De repente fica tudo preto de gente (Soudain tout est noir de monde) propulse le spectateur en terrains inconnus, loin de sa zone de confort. Un spectateur qui est, en fin de compte, le sujet d'intérêt de cette oeuvre mouvementée du Brésilien Marcelo Evelin, présentée dans le cadre du FTA.

Oeuvre radicale, performative et intrusive, De repente fica tudo preto de gente se déroule dans un ring éclairé aux néons. Une arène où le spectateur se retrouve sur le même terrain que cinq danseurs, dont les corps nus ont été préalablement enduits d'un mélange d'huile et de poussière de charbon évoquant le goudron (tout comme celui des techniciens à l'éclairage et au son, d'ailleurs). Ces interprètes forment la plupart du temps une masse agglutinée se déplaçant comme bon lui semble, généralement à bonne vitesse, dans l'espace délimité par les cordes du ring.

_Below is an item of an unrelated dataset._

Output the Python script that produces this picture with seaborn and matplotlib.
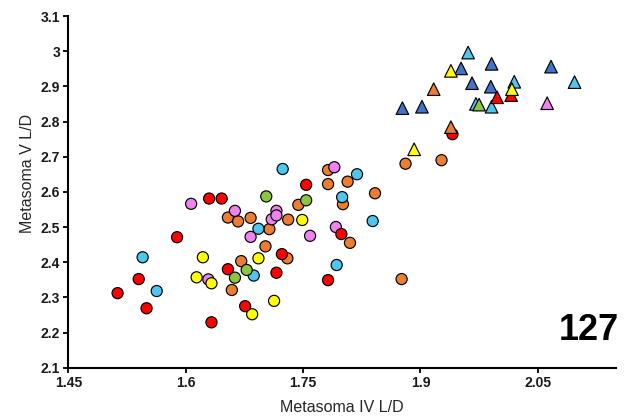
import matplotlib
matplotlib.use("Agg")
import matplotlib.pyplot as plt
import pandas as pd
import seaborn as sns

# Metasoma IV and V length/depth ratios, grouped by colour group and marker shape
red_circle_x = [1.754, 1.630, 1.646, 1.799, 1.589, 1.723, 1.654, 1.716, 1.782, 1.676, 1.633, 1.540, 1.513, 1.550, 1.941]
red_circle_y = [2.620, 2.581, 2.581, 2.480, 2.471, 2.423, 2.380, 2.370, 2.349, 2.275, 2.229, 2.352, 2.312, 2.269, 2.764]

orange_circle_x = [1.782, 1.881, 1.782, 1.807, 1.842, 1.744, 1.801, 1.654, 1.667, 1.683, 1.731, 1.707, 1.810, 1.702, 1.671, 1.730, 1.659, 1.876, 1.927]
orange_circle_y = [2.662, 2.680, 2.622, 2.629, 2.596, 2.563, 2.565, 2.527, 2.516, 2.526, 2.521, 2.494, 2.455, 2.445, 2.403, 2.411, 2.321, 2.352, 2.690]

yellow_circle_x = [1.749, 1.622, 1.693, 1.614, 1.633, 1.713, 1.685]
yellow_circle_y = [2.520, 2.414, 2.411, 2.357, 2.340, 2.290, 2.252]

green_circle_x = [1.703, 1.754, 1.678, 1.663]
green_circle_y = [2.587, 2.576, 2.378, 2.356]

cyan_circle_x = [1.724, 1.819, 1.800, 1.839, 1.693, 1.793, 1.687, 1.545, 1.563]
cyan_circle_y = [2.665, 2.650, 2.585, 2.517, 2.495, 2.392, 2.362, 2.414, 2.318]

pink_circle_x = [1.790, 1.607, 1.663, 1.716, 1.710, 1.716, 1.683, 1.759, 1.792, 1.629]
pink_circle_y = [2.670, 2.566, 2.546, 2.546, 2.522, 2.533, 2.472, 2.475, 2.500, 2.351]

cyan_tri_x = [1.961, 2.020, 2.097, 1.971, 1.991]
cyan_tri_y = [2.996, 2.913, 2.912, 2.850, 2.842]

blue_tri_x = [1.952, 1.991, 2.067, 1.966, 1.990, 1.877, 1.902]
blue_tri_y = [2.951, 2.964, 2.956, 2.909, 2.899, 2.838, 2.842]

green_tri_x = [1.975]
green_tri_y = [2.848]

pink_tri_x = [2.062]
pink_tri_y = [2.852]

orange_tri_x = [1.917, 1.939]
orange_tri_y = [2.892, 2.784]

yellow_tri_x = [1.939, 2.017, 1.892]
yellow_tri_y = [2.944, 2.892, 2.721]

red_tri_x = [1.998, 2.016]
red_tri_y = [2.869, 2.875]

x_ticks = [1.45, 1.6, 1.75, 1.9, 2.05]
x_tick_labels = ["1.45", "1.6", "1.75", "1.9", "2.05"]
y_ticks = [2.1, 2.2, 2.3, 2.4, 2.5, 2.6, 2.7, 2.8, 2.9, 3.0, 3.1]
y_tick_labels = ["2.1", "2.2", "2.3", "2.4", "2.5", "2.6", "2.7", "2.8", "2.9", "3", "3.1"]

palette = {
    "red": "#FF0000",
    "orange": "#ED7D31",
    "yellow": "#FFFF00",
    "green": "#8CC63F",
    "cyan": "#4FC6EE",
    "pink": "#EE82EE",
    "blue": "#4472C4",
}

# drawing order: circles first, then triangles
groups = [
    ("orange", "circle", orange_circle_x, orange_circle_y),
    ("cyan", "circle", cyan_circle_x, cyan_circle_y),
    ("green", "circle", green_circle_x, green_circle_y),
    ("pink", "circle", pink_circle_x, pink_circle_y),
    ("yellow", "circle", yellow_circle_x, yellow_circle_y),
    ("red", "circle", red_circle_x, red_circle_y),
    ("cyan", "triangle", cyan_tri_x, cyan_tri_y),
    ("blue", "triangle", blue_tri_x, blue_tri_y),
    ("green", "triangle", green_tri_x, green_tri_y),
    ("pink", "triangle", pink_tri_x, pink_tri_y),
    ("red", "triangle", red_tri_x, red_tri_y),
    ("orange", "triangle", orange_tri_x, orange_tri_y),
    ("yellow", "triangle", yellow_tri_x, yellow_tri_y),
]

rows = []
for colour, shape, xs, ys in groups:
    for xv, yv in zip(xs, ys):
        rows.append({"iv": xv, "v": yv, "group": colour, "shape": shape})
df = pd.DataFrame(rows)

sns.set_theme(style="white")
plt.rcParams["font.family"] = ["Liberation Sans", "DejaVu Sans"]

fig = plt.figure(figsize=(6.42, 4.17), dpi=100)
ax = fig.add_axes([68.3 / 642, 1 - 367.7 / 417, (616 - 68.3) / 642, (367.7 - 16) / 417])

sns.scatterplot(
    data=df, x="iv", y="v", hue="group", style="shape", size="shape",
    palette=palette, markers={"circle": "o", "triangle": "^"},
    sizes={"circle": 64, "triangle": 82},
    edgecolor="black", linewidth=0.85, legend=False, ax=ax,
)

ax.set_xlim(1.45, 2.15)
ax.set_ylim(2.1, 3.1)
ax.set_xticks(x_ticks)
ax.set_xticklabels(x_tick_labels)
ax.set_yticks(y_ticks)
ax.set_yticklabels(y_tick_labels)

for side in ("top", "right"):
    ax.spines[side].set_visible(False)
for side in ("left", "bottom"):
    ax.spines[side].set_color("black")
    ax.spines[side].set_linewidth(1.5)

ax.tick_params(axis="both", which="major", direction="out", length=3.5, width=1.3,
               color="black", labelsize=10, labelcolor="#1a1a1a", pad=2.5,
               left=True, bottom=True)
for lab in ax.get_xticklabels() + ax.get_yticklabels():
    lab.set_fontweight("bold")

ax.set_xlabel("Metasoma IV L/D", fontsize=11.5, color="#262626", va="center")
ax.set_ylabel("Metasoma V L/D", fontsize=11.5, color="#262626", va="center")
ax.xaxis.set_label_coords(0.5, -0.112)
ax.yaxis.set_label_coords(-0.074, 0.551)

fig.text(619 / 642, 1 - 330 / 417, "127", fontsize=26, fontweight="bold",
         ha="right", va="center", color="black")

fig.savefig("out.png", dpi=100)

L'intrusion est ici à double sens: la «bulle» du spectateur est inexistante, et ce dernier doit, chose à laquelle il est loin d'être habitué, partager son espace avec ces corps noircis qui salissent sa peau et ses vêtements au moindre contact, mais aussi celui des autres spectateurs.

Mais le spectateur, en acceptant d'entrer dans le ring, s'introduit aussi dans l'espace de performance. En observant de près le corps nu des interprètes, en les touchant, en étant dans leur trajectoire, il fait lui aussi figure d'intrus.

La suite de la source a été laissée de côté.